>> START SOURCE DATA
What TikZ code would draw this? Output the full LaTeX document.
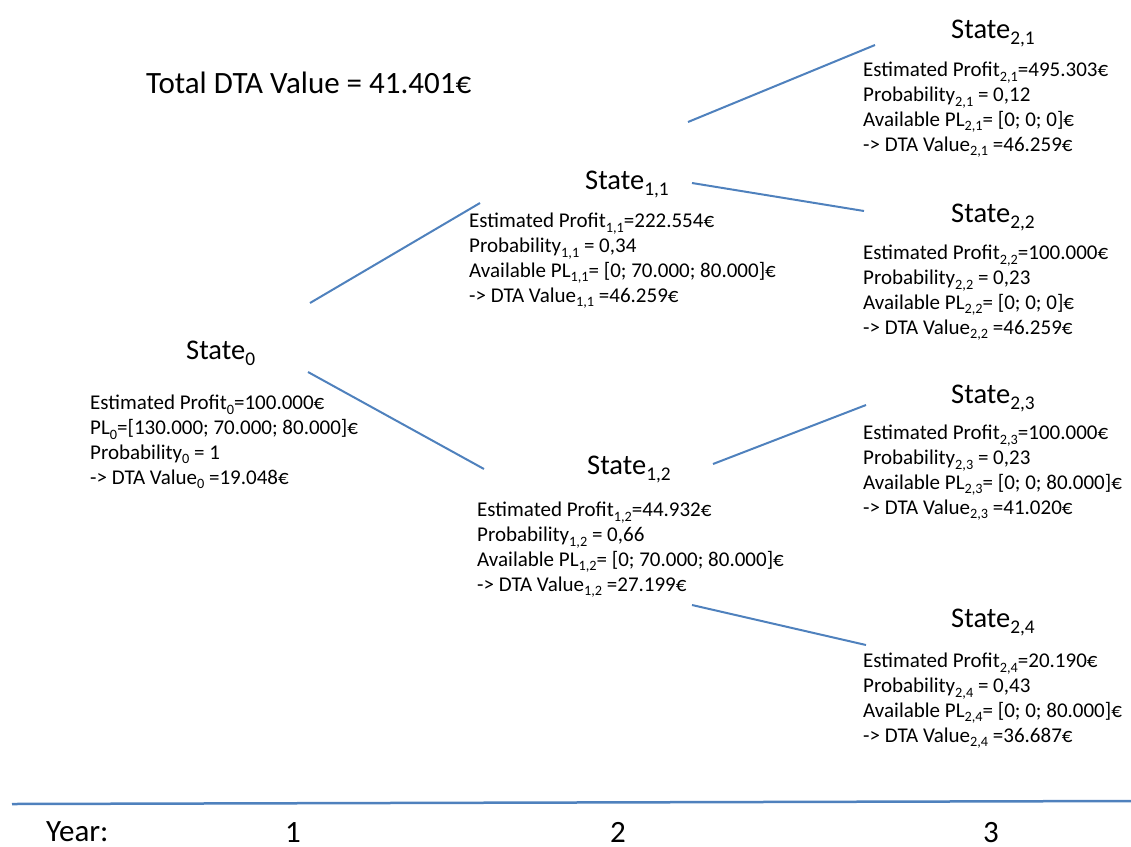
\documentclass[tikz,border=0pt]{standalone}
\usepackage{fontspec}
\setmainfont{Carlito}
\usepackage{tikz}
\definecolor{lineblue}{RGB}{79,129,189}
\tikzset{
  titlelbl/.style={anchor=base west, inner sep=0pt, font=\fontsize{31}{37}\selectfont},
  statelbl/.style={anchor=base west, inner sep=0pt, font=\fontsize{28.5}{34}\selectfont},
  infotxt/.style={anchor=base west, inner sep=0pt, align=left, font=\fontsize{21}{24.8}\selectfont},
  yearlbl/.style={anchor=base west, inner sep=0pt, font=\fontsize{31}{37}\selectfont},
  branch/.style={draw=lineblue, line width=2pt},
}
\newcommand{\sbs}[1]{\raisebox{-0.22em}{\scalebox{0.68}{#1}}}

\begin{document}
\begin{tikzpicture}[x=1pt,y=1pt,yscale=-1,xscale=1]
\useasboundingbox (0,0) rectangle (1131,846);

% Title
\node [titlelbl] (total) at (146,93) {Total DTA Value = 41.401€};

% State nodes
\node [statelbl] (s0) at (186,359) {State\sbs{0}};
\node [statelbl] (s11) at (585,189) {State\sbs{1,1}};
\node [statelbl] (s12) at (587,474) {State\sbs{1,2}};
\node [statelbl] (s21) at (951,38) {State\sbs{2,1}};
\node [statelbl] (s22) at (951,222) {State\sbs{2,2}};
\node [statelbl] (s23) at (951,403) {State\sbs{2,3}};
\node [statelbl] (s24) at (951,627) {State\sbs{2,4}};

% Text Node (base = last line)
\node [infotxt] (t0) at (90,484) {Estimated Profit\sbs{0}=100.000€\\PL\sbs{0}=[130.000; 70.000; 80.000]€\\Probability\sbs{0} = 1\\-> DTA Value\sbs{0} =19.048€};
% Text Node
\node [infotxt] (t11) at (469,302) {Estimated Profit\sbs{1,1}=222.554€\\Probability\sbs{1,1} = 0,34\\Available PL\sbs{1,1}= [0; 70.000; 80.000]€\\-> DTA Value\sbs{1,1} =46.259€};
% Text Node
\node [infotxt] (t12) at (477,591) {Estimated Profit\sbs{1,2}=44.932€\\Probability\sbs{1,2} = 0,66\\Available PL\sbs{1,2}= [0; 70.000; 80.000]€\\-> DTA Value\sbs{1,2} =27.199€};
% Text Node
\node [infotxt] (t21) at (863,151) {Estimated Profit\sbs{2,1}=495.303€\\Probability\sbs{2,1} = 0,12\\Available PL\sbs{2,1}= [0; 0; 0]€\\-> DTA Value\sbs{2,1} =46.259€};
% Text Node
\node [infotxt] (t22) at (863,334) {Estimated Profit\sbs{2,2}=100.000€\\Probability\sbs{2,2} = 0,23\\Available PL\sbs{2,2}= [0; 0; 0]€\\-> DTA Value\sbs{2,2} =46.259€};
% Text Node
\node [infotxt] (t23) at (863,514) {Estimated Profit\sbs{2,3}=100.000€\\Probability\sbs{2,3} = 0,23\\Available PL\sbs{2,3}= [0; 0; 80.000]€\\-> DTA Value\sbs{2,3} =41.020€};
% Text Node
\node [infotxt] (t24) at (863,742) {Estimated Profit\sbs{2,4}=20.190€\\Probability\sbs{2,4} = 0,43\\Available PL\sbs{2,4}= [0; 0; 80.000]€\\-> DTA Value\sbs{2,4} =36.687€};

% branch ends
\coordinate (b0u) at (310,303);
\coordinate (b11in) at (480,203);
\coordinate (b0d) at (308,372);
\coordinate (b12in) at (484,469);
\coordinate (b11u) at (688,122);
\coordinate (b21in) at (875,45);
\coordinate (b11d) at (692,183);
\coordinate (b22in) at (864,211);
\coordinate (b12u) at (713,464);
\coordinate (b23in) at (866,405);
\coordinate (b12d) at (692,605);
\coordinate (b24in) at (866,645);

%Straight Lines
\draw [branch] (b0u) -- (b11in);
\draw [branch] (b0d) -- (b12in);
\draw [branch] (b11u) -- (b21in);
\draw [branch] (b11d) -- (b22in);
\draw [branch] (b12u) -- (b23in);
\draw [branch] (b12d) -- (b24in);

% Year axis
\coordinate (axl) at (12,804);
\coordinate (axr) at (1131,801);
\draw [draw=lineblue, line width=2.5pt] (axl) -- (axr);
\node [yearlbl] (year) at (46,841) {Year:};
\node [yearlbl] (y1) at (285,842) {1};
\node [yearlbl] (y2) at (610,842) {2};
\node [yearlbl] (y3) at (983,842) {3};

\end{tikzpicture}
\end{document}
>> END SOURCE DATA
Write out every line above exactly as it is, leaving out the pictures.

What TikZ code would draw this? Output the full LaTeX document.
\documentclass[tikz,border=0pt]{standalone}
\usepackage{fontspec}
\setmainfont{Carlito}
\usepackage{tikz}
\definecolor{lineblue}{RGB}{79,129,189}
\tikzset{
  titlelbl/.style={anchor=base west, inner sep=0pt, font=\fontsize{31}{37}\selectfont},
  statelbl/.style={anchor=base west, inner sep=0pt, font=\fontsize{28.5}{34}\selectfont},
  infotxt/.style={anchor=base west, inner sep=0pt, align=left, font=\fontsize{21}{24.8}\selectfont},
  yearlbl/.style={anchor=base west, inner sep=0pt, font=\fontsize{31}{37}\selectfont},
  branch/.style={draw=lineblue, line width=2pt},
}
\newcommand{\sbs}[1]{\raisebox{-0.22em}{\scalebox{0.68}{#1}}}

\begin{document}
\begin{tikzpicture}[x=1pt,y=1pt,yscale=-1,xscale=1]
\useasboundingbox (0,0) rectangle (1131,846);

% Title
\node [titlelbl] (total) at (146,93) {Total DTA Value = 41.401€};

% State nodes
\node [statelbl] (s0) at (186,359) {State\sbs{0}};
\node [statelbl] (s11) at (585,189) {State\sbs{1,1}};
\node [statelbl] (s12) at (587,474) {State\sbs{1,2}};
\node [statelbl] (s21) at (951,38) {State\sbs{2,1}};
\node [statelbl] (s22) at (951,222) {State\sbs{2,2}};
\node [statelbl] (s23) at (951,403) {State\sbs{2,3}};
\node [statelbl] (s24) at (951,627) {State\sbs{2,4}};

% Text Node (base = last line)
\node [infotxt] (t0) at (90,484) {Estimated Profit\sbs{0}=100.000€\\PL\sbs{0}=[130.000; 70.000; 80.000]€\\Probability\sbs{0} = 1\\-> DTA Value\sbs{0} =19.048€};
% Text Node
\node [infotxt] (t11) at (469,302) {Estimated Profit\sbs{1,1}=222.554€\\Probability\sbs{1,1} = 0,34\\Available PL\sbs{1,1}= [0; 70.000; 80.000]€\\-> DTA Value\sbs{1,1} =46.259€};
% Text Node
\node [infotxt] (t12) at (477,591) {Estimated Profit\sbs{1,2}=44.932€\\Probability\sbs{1,2} = 0,66\\Available PL\sbs{1,2}= [0; 70.000; 80.000]€\\-> DTA Value\sbs{1,2} =27.199€};
% Text Node
\node [infotxt] (t21) at (863,151) {Estimated Profit\sbs{2,1}=495.303€\\Probability\sbs{2,1} = 0,12\\Available PL\sbs{2,1}= [0; 0; 0]€\\-> DTA Value\sbs{2,1} =46.259€};
% Text Node
\node [infotxt] (t22) at (863,334) {Estimated Profit\sbs{2,2}=100.000€\\Probability\sbs{2,2} = 0,23\\Available PL\sbs{2,2}= [0; 0; 0]€\\-> DTA Value\sbs{2,2} =46.259€};
% Text Node
\node [infotxt] (t23) at (863,514) {Estimated Profit\sbs{2,3}=100.000€\\Probability\sbs{2,3} = 0,23\\Available PL\sbs{2,3}= [0; 0; 80.000]€\\-> DTA Value\sbs{2,3} =41.020€};
% Text Node
\node [infotxt] (t24) at (863,742) {Estimated Profit\sbs{2,4}=20.190€\\Probability\sbs{2,4} = 0,43\\Available PL\sbs{2,4}= [0; 0; 80.000]€\\-> DTA Value\sbs{2,4} =36.687€};

% branch ends
\coordinate (b0u) at (310,303);
\coordinate (b11in) at (480,203);
\coordinate (b0d) at (308,372);
\coordinate (b12in) at (484,469);
\coordinate (b11u) at (688,122);
\coordinate (b21in) at (875,45);
\coordinate (b11d) at (692,183);
\coordinate (b22in) at (864,211);
\coordinate (b12u) at (713,464);
\coordinate (b23in) at (866,405);
\coordinate (b12d) at (692,605);
\coordinate (b24in) at (866,645);

%Straight Lines
\draw [branch] (b0u) -- (b11in);
\draw [branch] (b0d) -- (b12in);
\draw [branch] (b11u) -- (b21in);
\draw [branch] (b11d) -- (b22in);
\draw [branch] (b12u) -- (b23in);
\draw [branch] (b12d) -- (b24in);

% Year axis
\coordinate (axl) at (12,804);
\coordinate (axr) at (1131,801);
\draw [draw=lineblue, line width=2.5pt] (axl) -- (axr);
\node [yearlbl] (year) at (46,841) {Year:};
\node [yearlbl] (y1) at (285,842) {1};
\node [yearlbl] (y2) at (610,842) {2};
\node [yearlbl] (y3) at (983,842) {3};

\end{tikzpicture}
\end{document}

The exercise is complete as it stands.